Reimagining Complex Building Sites
About 10 miles away at the Brooklyn Botanic Garden’s Diane H. and Joseph S. Steinberg Visitor Center, Weiss and Manfredi extend architecture to a yin-yang point of complete complementarity with the landscape. Housing reception, service, and exhibition areas, the 22,000-square-foot, single-story, glass-walled building presents a narrow end facade to the street before curling in a long, languid S into the densely planted, sloping terrain, yoking structure and site in conjugal curves—a union further reinforced when, about midpoint, the roof’s copper-clad ridges give way to a 10,000-square-foot meadow of native grasses and wildflowers. The integration continues with a subsequent intervention—the Robert W. Wilson Overlook—which extends the center’s program via an immediately adjoining network of switchback ramps, retaining walls, and vantage points that transform the hillside into inhabitable topography.

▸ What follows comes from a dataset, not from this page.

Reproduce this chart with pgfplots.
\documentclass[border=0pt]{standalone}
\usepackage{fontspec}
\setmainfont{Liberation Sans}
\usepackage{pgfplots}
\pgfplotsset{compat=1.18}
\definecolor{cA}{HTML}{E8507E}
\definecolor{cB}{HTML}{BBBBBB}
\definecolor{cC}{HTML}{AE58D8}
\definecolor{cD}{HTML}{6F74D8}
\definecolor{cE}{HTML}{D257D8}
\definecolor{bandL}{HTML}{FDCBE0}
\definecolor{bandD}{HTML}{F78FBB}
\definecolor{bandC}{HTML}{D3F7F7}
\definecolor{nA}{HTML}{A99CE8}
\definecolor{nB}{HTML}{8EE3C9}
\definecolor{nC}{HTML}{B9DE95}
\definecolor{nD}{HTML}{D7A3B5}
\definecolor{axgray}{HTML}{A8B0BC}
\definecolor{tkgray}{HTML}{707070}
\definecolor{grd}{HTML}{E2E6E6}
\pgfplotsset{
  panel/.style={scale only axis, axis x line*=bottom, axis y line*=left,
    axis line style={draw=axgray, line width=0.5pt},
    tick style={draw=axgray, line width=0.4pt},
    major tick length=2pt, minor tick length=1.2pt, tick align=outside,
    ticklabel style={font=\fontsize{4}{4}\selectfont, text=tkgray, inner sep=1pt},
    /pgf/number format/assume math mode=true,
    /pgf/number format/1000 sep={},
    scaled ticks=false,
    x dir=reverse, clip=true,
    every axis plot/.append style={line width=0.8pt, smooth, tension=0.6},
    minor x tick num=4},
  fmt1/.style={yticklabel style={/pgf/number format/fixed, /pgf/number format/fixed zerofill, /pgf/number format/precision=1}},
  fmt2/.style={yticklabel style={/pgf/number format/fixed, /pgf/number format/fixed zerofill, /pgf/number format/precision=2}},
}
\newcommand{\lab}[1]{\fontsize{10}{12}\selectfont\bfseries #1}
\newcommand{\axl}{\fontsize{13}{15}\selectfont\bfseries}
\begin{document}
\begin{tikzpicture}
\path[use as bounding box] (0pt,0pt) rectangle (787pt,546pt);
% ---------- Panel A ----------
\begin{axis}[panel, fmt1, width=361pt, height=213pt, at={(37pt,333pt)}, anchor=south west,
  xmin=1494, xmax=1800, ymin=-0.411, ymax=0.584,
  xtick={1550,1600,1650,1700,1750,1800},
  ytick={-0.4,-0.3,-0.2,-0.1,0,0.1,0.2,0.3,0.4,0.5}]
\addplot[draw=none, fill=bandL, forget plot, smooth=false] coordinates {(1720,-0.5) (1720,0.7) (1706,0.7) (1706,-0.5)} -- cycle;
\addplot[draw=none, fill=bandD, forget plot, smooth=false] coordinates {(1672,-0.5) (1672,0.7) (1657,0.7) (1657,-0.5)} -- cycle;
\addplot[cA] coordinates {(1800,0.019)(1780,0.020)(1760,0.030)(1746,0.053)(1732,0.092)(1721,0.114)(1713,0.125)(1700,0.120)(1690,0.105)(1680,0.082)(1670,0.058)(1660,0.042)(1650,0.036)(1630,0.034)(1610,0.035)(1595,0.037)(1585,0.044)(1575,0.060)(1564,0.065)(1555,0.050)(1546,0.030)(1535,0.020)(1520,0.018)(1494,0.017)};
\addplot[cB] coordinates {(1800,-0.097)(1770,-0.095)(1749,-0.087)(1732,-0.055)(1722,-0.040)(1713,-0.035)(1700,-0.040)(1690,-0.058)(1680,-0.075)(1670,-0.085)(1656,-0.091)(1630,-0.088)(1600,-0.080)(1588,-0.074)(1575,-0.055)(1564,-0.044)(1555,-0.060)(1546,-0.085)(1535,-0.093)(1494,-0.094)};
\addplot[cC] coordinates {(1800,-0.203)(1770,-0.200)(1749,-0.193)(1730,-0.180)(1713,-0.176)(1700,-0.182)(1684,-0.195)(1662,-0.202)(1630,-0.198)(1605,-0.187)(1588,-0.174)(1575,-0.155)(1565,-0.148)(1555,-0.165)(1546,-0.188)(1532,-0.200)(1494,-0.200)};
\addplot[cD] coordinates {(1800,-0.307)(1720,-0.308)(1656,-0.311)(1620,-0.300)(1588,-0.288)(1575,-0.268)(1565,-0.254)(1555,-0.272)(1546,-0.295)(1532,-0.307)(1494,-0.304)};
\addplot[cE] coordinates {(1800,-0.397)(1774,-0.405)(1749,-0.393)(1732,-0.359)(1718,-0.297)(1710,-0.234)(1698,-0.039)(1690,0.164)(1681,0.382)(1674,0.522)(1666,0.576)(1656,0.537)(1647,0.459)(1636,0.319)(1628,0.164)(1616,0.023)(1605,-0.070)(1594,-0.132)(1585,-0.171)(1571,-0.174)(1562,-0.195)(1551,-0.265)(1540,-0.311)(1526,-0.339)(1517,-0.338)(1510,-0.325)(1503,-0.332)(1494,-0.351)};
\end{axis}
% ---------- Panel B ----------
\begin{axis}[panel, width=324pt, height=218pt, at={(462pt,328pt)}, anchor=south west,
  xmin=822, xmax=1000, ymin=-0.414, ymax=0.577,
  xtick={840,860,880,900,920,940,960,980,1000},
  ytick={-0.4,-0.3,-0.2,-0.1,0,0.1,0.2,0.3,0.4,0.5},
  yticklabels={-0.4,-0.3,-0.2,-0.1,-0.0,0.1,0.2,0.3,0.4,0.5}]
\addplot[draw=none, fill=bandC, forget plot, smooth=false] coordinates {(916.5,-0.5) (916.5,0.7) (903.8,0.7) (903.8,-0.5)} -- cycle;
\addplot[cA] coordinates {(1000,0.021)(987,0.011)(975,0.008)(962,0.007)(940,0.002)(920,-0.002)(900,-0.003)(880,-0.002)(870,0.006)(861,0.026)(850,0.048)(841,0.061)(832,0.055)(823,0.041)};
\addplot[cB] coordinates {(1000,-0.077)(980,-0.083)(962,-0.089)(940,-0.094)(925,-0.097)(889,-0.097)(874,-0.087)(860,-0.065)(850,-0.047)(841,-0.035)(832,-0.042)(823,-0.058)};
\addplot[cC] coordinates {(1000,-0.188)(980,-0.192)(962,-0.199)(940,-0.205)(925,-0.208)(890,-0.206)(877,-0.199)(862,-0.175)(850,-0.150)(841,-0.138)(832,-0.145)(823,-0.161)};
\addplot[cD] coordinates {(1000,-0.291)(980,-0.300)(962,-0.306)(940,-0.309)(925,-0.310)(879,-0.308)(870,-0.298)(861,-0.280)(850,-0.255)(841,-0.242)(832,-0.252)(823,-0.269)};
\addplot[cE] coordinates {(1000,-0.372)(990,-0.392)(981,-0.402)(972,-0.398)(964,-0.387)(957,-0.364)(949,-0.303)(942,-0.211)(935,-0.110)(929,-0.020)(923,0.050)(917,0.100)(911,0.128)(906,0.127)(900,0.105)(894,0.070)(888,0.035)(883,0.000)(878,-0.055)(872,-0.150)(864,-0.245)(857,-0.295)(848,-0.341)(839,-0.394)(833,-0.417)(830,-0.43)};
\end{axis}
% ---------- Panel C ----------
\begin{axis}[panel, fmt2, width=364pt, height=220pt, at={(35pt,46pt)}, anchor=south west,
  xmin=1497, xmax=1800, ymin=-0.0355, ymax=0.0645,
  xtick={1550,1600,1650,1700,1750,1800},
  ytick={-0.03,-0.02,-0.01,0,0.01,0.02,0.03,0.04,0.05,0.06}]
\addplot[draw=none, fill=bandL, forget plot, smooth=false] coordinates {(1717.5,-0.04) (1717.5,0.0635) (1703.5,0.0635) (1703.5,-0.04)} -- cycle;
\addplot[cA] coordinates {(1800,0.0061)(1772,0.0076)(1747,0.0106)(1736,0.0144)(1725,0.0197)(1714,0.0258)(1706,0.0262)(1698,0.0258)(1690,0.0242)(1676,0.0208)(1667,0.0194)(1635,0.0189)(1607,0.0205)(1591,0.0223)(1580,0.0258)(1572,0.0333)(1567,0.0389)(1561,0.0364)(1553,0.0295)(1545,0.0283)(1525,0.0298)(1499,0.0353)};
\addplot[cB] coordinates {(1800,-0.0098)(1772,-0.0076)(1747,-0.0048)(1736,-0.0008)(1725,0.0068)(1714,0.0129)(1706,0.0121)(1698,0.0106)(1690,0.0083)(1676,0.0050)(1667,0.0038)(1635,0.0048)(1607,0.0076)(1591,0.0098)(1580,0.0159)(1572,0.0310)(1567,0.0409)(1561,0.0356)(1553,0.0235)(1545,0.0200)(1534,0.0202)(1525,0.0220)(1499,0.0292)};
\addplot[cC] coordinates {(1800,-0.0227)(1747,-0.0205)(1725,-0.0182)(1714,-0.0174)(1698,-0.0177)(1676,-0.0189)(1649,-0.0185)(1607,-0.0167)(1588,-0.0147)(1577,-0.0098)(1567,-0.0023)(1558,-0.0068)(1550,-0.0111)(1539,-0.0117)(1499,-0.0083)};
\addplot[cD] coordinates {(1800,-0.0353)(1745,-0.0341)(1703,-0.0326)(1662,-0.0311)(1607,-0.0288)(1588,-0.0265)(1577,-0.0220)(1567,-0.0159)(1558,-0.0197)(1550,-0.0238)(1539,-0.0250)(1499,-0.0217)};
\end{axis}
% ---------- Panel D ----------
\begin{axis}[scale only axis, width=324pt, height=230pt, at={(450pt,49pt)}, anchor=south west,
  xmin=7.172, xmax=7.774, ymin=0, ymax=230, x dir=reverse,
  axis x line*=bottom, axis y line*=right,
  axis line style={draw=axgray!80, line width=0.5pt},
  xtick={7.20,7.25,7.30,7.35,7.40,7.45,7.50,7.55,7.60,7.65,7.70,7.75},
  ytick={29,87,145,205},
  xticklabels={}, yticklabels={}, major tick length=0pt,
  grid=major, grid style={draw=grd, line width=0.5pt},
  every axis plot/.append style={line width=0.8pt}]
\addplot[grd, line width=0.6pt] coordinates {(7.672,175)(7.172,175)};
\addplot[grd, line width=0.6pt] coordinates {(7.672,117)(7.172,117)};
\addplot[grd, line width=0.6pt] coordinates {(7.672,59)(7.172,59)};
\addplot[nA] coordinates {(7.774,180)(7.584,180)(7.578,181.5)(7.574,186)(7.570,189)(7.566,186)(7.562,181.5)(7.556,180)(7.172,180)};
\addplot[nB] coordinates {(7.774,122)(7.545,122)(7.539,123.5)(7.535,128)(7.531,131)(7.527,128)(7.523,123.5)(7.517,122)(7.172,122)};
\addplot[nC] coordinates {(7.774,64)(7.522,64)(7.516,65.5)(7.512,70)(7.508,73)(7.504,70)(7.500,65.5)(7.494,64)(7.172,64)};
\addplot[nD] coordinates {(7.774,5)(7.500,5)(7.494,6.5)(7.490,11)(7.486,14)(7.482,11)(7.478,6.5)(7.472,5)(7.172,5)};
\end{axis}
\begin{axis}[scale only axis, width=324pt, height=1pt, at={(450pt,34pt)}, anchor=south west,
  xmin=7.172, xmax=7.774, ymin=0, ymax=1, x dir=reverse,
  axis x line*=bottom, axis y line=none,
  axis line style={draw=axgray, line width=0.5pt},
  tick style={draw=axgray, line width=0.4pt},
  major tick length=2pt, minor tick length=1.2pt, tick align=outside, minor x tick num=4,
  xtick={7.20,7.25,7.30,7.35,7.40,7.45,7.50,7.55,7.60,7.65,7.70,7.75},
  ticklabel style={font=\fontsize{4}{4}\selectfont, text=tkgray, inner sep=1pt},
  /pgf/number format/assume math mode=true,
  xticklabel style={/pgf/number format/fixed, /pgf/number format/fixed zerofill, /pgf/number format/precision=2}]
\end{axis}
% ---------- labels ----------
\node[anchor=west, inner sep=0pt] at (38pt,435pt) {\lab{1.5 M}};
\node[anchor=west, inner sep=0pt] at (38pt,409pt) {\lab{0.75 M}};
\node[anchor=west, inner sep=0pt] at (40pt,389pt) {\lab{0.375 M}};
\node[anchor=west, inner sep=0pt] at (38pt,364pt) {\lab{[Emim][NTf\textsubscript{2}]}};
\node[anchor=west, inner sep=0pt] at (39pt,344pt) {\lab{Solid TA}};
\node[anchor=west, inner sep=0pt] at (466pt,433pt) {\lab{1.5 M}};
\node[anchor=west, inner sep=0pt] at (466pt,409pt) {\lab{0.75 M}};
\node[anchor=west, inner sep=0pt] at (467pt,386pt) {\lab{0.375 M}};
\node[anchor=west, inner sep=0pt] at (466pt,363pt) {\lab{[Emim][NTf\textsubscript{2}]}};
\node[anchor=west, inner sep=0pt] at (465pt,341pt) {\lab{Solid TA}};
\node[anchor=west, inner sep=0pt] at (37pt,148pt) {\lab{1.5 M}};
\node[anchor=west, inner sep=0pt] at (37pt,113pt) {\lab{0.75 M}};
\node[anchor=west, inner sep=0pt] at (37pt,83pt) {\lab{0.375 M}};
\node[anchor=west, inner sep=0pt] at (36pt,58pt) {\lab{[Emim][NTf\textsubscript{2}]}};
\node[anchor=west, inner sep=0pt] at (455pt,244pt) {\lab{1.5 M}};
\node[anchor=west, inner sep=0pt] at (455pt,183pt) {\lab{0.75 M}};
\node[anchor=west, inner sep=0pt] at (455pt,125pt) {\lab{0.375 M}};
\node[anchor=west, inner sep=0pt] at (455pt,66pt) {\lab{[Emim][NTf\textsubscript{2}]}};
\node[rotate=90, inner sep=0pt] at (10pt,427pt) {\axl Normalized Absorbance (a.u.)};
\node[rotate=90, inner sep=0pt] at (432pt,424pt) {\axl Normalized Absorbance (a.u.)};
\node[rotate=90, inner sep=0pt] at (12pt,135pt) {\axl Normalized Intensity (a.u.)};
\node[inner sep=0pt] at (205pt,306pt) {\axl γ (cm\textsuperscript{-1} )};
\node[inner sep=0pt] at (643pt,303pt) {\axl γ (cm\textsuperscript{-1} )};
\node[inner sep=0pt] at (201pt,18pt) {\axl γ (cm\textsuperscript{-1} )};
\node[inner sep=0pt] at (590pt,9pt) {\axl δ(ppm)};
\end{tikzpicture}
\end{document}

Many of Weiss/Manfredi’s projects reimagine well-loved properties. “We regard the existing site as an architectural condition already rich in possibilities,” Manfredi observes. A notable example is the multiphase transformation of 17 acres within Longwood Gardens, the 1,100-acre horticultural campus in Kennett Square, Pennsylvania. Initiated by a 2010 master plan, the endeavor has encompassed construction of the new West Conservatory; the relocation of the tropical Cascade Garden—Brazilian landscape architect Roberto Burle Marx’s only North American commission; the creation of a 250-seat restaurant; and an expansion of the education and administration building, all surrounded by Reed Hilderbrand’s landscaping. “The project has been a joy, an honor, and a responsibility—one that combines art and architecture, engineering and ecology, horticulture and infrastructure,” Weiss says. “That’s cinematic and symbiotic.”

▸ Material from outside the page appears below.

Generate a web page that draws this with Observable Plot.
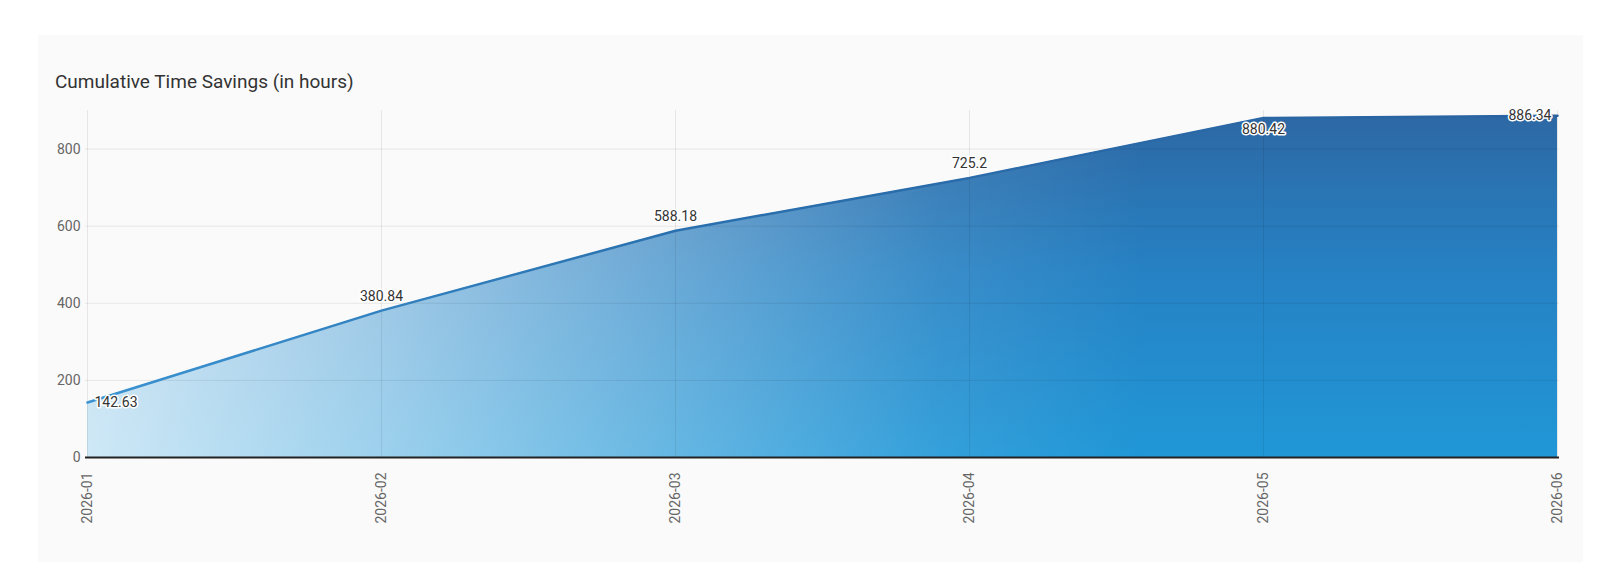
<!DOCTYPE html>
<html><head><meta charset="utf-8">
<script src="https://cdn.jsdelivr.net/npm/d3@7"></script>
<script src="https://cdn.jsdelivr.net/npm/@observablehq/plot@0.6"></script>
<style>
html,body{margin:0;padding:0;background:#fff;width:1600px;height:580px;overflow:hidden;font-family:Roboto,sans-serif}
#card{position:absolute;left:38px;top:35px;width:1545px;height:527px;background:#fafafa}
#title{position:absolute;left:17px;top:37px;font-size:19px;line-height:1;color:#333;white-space:nowrap}
#chart{position:absolute;left:0;top:65px}
</style></head>
<body>
<div id="card"><div id="title">Cumulative Time Savings (in hours)</div><div id="chart"></div></div>
<script>
const months = ["2026-01","2026-02","2026-03","2026-04","2026-05","2026-06"];
const values = [142.63, 380.84, 588.18, 725.2, 880.42, 886.34];
const yTicks = [0, 200, 400, 600, 800];
const yDomain = [0, 900];

const data = months.map((m, i) => ({month: m, value: values[i], i}));
const last = data.length - 1;

const defs = () => {
  const d = d3.create("svg:defs");
  const v = d.append("linearGradient").attr("id","gV").attr("x1",0).attr("y1",0).attr("x2",0).attr("y2",1);
  [[0,"#2d68a4"],[0.45,"#2681c3"],[1,"#2097d7"]].forEach(([o,c]) => v.append("stop").attr("offset",o).attr("stop-color",c));
  const w = d.append("linearGradient").attr("id","gW").attr("x1",0).attr("y1",0).attr("x2",1).attr("y2",0);
  [[0,0.78],[0.2,0.56],[0.4,0.31],[0.58,0.09],[0.72,0]].forEach(([o,a]) => w.append("stop").attr("offset",o).attr("stop-color","#fff").attr("stop-opacity",a));
  const l = d.append("linearGradient").attr("id","gL").attr("x1",0).attr("y1",0).attr("x2",1).attr("y2",0);
  [[0,"#3b93d1"],[0.4,"#2a70ae"],[1,"#2a62a0"]].forEach(([o,c]) => l.append("stop").attr("offset",o).attr("stop-color",c));
  return d.node();
};

const labelStyle = {x: "month", y: "value", text: d => String(d.value), fill: "#333", stroke: "white", strokeWidth: 3, paintOrder: "stroke", strokeLinejoin: "round", fontSize: 14};

const chart = Plot.plot({
  width: 1545, height: 462,
  marginLeft: 47, marginRight: 24, marginTop: 10, marginBottom: 105,
  style: {background: "transparent", fontFamily: "Roboto, sans-serif", fontSize: "14px", overflow: "visible"},
  x: {type: "point", domain: months, padding: 0, label: null},
  y: {domain: yDomain, label: null},
  marks: [
    defs,
    Plot.areaY(data, {x: "month", y: "value", fill: "url(#gV)"}),
    Plot.areaY(data, {x: "month", y: "value", fill: "url(#gW)"}),
    Plot.gridX({stroke: "#000", strokeOpacity: 0.08}),
    Plot.gridY({ticks: yTicks, stroke: "#000", strokeOpacity: 0.08}),
    Plot.ruleY([0], {stroke: "#222", strokeWidth: 2}),
    Plot.lineY(data, {x: "month", y: "value", stroke: "url(#gL)", strokeWidth: 2.5}),
    Plot.axisY({ticks: yTicks, tickSize: 0, tickPadding: 5, fill: "#666", fontSize: 14, label: null}),
    Plot.axisX({tickRotate: -90, tickSize: 0, tickPadding: 15, fill: "#666", fontSize: 14, label: null}),
    Plot.text(data, {...labelStyle, filter: d => d.i === 0, textAnchor: "start", dx: 7}),
    Plot.text(data, {...labelStyle, filter: d => d.i === last, textAnchor: "end", dx: -6}),
    Plot.text(data, {...labelStyle, filter: d => d.i > 0 && d.i < last && d.value < 850, dy: -14}),
    Plot.text(data, {...labelStyle, filter: d => d.i > 0 && d.i < last && d.value >= 850, dy: 11})
  ]
});
document.getElementById("chart").appendChild(chart);
</script>
</body></html>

The firm’s award-winning portfolio spans a wide range of typologies, from museums and cultural institutions to academic facilities and office buildings, in both the U.S. and abroad. Major current international projects include the redesign of the 28-acre U.S. Embassy compound in New Delhi, where several new structures will join Edward Durell Stone’s freshly restored chancery in a transformed tree-lined campus. Back home, the firm has just been named lead architect on the redesign of the New York Botanical Garden’s landmarked Museum Complex and adjacent Mosholu Entrance & Welcome Center. And Weiss and Manfredi’s fifth and most recent monograph, Drifting Symmetries: Projects, Provocations, and Other Enduring Models, was published earlier this year.
Regardless of place or program, the architects treat buildings and landscape as equals, providing object lessons teaching that architecture and nature are not either/or but both/and—an ecosystem richer and more capacious than rote square footage covered by a flat roof. Marion Weiss and Michael Manfredi design expansively.